Succeed on Your Finals with our Essay Tips: IRAC Your Way to an “A”
December 2, 2011
Think carefully about each exam question before you commit anything to paper. Craft an outline before you plunge into writing your actual answer. Writing without outlining does not allow for clear thinking and analysis, and is time consuming. First, look at the call of the question. This is the question telling you what the task is for that particular essay. For example, “What causes of actions are available between party A and party B?” Always read the call of the question before diving into the fact pattern as this will help guide you in identifying relevant facts for your argument.
Time management is crucial during finals, as you will likely have three hours or less to complete your exam. Devote between one quarter to one third of your available time to carefully reading the question, organizing your thoughts, and outlining your answers so you can focus your remaining time on writing a clear, well-organized, and thoughtful analysis.
The IRAC Method
Most law students are familiar with IRAC, as it is typically taught in legal writing classes, and is the same method used to create case briefs for class lectures. The IRAC method is just as useful when applied to writing great final exam answers. Most final exams are crafted in the “issue spotting” format, where the professor provides a detailed fact pattern containing a multitude of facts from which various causes of action arise. Let’s take a closer look at how to apply the IRAC model to ensure final exam success.
I is for Issue
What are the issues arising in the essay? Some issues will be easy to spot, while others might be more difficult to ascertain. Above all, don’t panic! A great way to determine what the issue is if you have no idea is to simply rephrase the call of the question. For example, if the call asks, “What, if any crimes has A committed?” then your issue statement would read: “The issue here is whether or not A has committed _______.”
R is for Rule
Immediately after articulating your issue statement (“The issue here is whether A was negligent by doing X.”) you will lay out the applicable rule. By now, you are very familiar with rules of law, but just to clarify, a rule is the black letter law that you will be applying to the facts of the case. Rules are derived either from case law or from a statute. Some professors will try to be sneaky and create fictitious rules to see if you can apply them correctly to the facts at hand. In this case, do not be tempted to apply what you know to be the actual law of the land, but stick to the rule as laid out by your professor and analyze the facts accordingly.

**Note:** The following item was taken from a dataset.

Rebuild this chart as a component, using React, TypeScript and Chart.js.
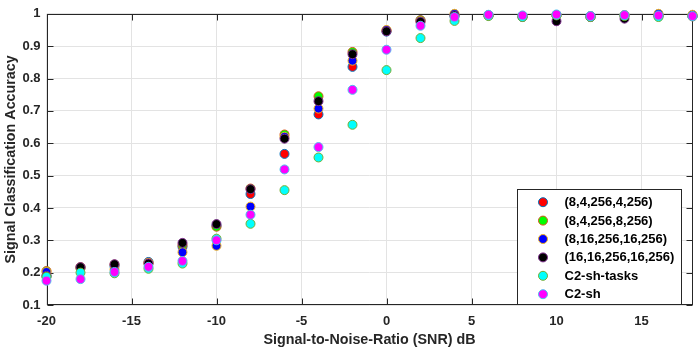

Once you have identified the applicable rule, you must articulate it as precisely as possible. Precision is important because this is what you will be using to frame your analysis. If your rule is not clearly articulated, your analysis will be unclear as well.
Let’s return to the previous example of a criminal law question. Let’s assume that the facts suggest that the crime here is a robbery. Here is an example of a well-articulated rule statement: “A robbery is the taking and carrying away of tangible personal property of another, from the person or presence of the victim, either with force or intimidation.”
A is for Application of the Law to the Facts (AKA, Analysis)
Analysis for the purpose of a law school essay exam is simply the application of the relevant rule to the facts presented in the question. Returning to the robbery example, your analysis section should include specific examples to either support a case for robbery or to determine that no robbery was, in fact, committed. You will need to carefully read the fact pattern for facts that demonstrate that all the elements of the crime of robbery either are, or are not, satisfied.
So, you can phrase your answer thus: “In this case, there was a robbery because A took B’s casebook from him while B was studying in the law library by threatening to hit B with a baseball bat if he did not give up the book.”
This type of analysis is critical, but it is not enough to garner the maximum number of possible points. To really impress your professor and get a high mark, you need to present a counterpoint to the position you have just taken. The secret to law school exams is that most professors craft questions to include relevant facts to support both sides of an argument. After all, when you are a full-fledged attorney, you will have to be able to argue both sides of a case, and this is exactly what your professor is testing you on in your final exam.
In presenting your counterpoint, your task is to lay out the facts that go against your position—in this example, that there was indeed a robbery—and to not only acknowledge them, but to explain why your argument can withstand these “negative” facts. For example, say there is a question as to whether or not the casebook actually belonged to A in the first place. Your task is then to either show that the book definitely belonged to A, or that for the purpose of a robbery analysis, the true ownership of the book is not important and does not change the outcome.
The key point to take away from this is that when it comes to law school exams, every fact is relevant and must be taken into account when crafting your analysis section.
C is for Conclusion
The conclusion is, by far, the simplest part of your exam answer. All you have to do in this section is to resolve the issue previously laid out in the question. So, returning to our robbery example, the issue was whether there was a robbery, so your conclusion would simply state that, based upon the facts of the case, a robbery did or did not occur.
Here, your conclusion might state: “Based upon the facts of the case, B committed a robbery.”
Using these tips, you will be able to tackle any exam with confidence!